I’m back in DC after my Celtic retreat in Virginia with John Phillip Newell.
The picture above is of the labyrinth where I spent a lot of time walking and meditating during downtime at the retreat. This is one of my favorite contemplative practices.
I wish I could do more often.
I gave a little background on what led me to search for teachers like Newell in last Tuesday’s post.
Like many people who have had bad experiences with Christianity, I went through an intense deconstruction phase many years ago. Thankfully, during this period, I attended a retreat with the Franciscan teacher Richard Rohr, at which he taught about “transcending and including.”
This means that rather than demonizing past stages in your life you, you move on without judgment. You take what was good from that season and leave behind what was not. You do not look down on the people still in that stage, because you are not better.
This is about as hard as it sounds.
It took me a while to adjust to this way of thinking, but now it is much more reflexive for me. It’s not that I never judge; it’s that I notice when it’s happening and self-correct. In the past, judging others was like breathing. It went on with no awareness on my part.
Every stage has high and low sides. Often, when people move out of a stage, they can caricature it as being only the less positive aspects or the low side. This is normal, as people sometimes are shocked out of a stage because they experienced harm from the lower side energies of the stage.

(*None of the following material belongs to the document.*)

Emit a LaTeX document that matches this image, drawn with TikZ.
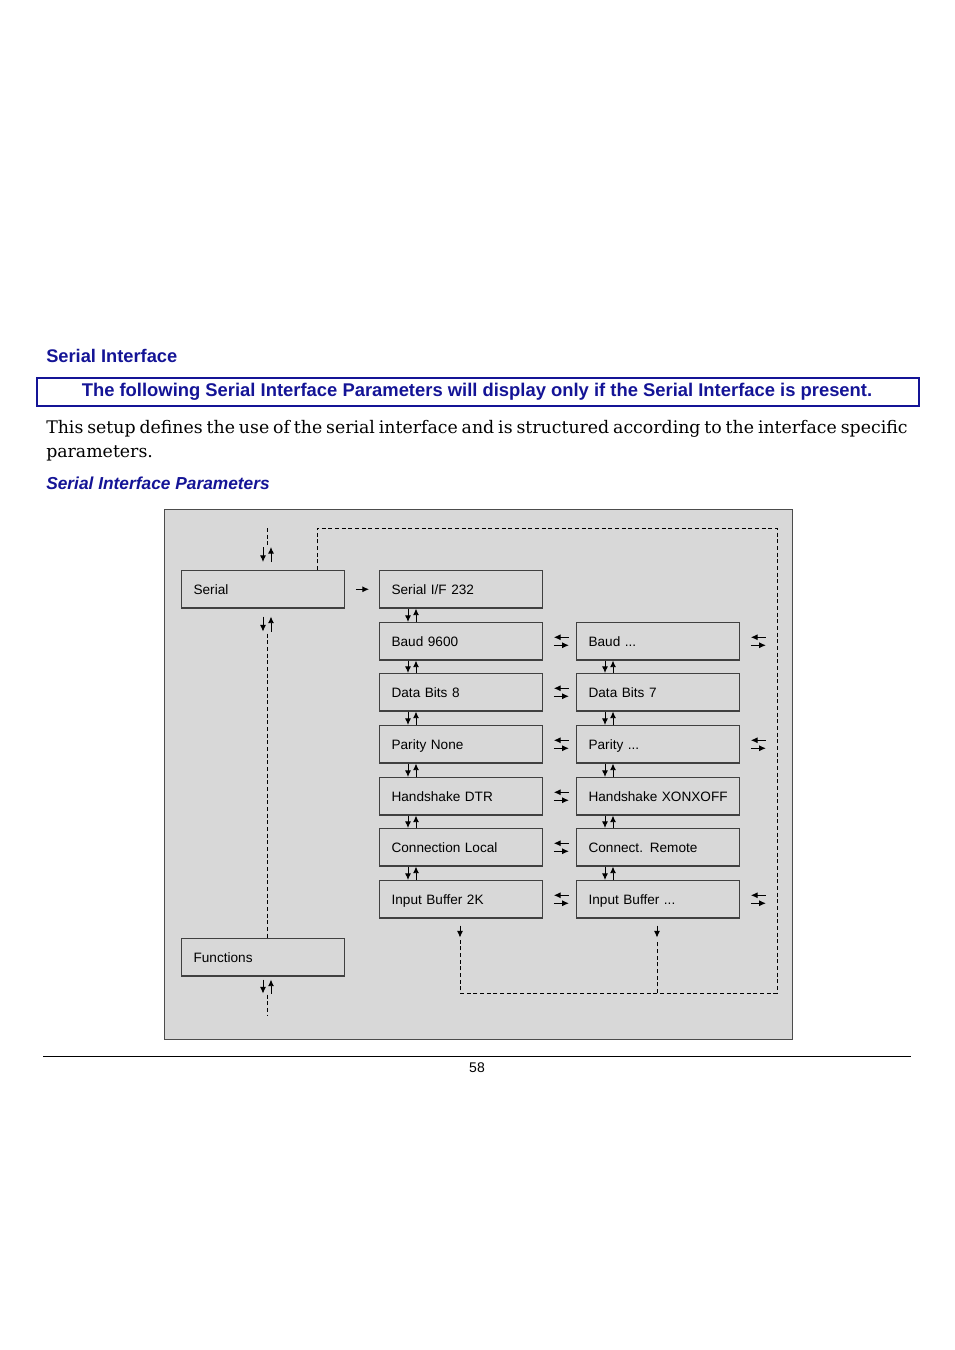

That was certainly the case for me.
Something that can happen during deconstruction is that people move from having an intense and meaningful spiritual life to having nothing. It’s hard to know where to go, especially since Western Christianity (even some of the more progressive flavors) can make everything that is not Christianity seem either bad or, at best, not true.
So, there is a lot of unlearning to do.
I think it’s important to deconstruct but not get stuck there. At some point, it’s time to reconstruct, which is where I’ve been for quite some time. This is the process of creating a healthy spirituality.
For me, this is a faith rooted in tradition, but not religion.
It can go by the labels “contemplative spirituality” or “mysticism.” It’s a spirituality that draws from many wisdom traditions and makes no exclusive faith claims. There is no dogma or doctrine.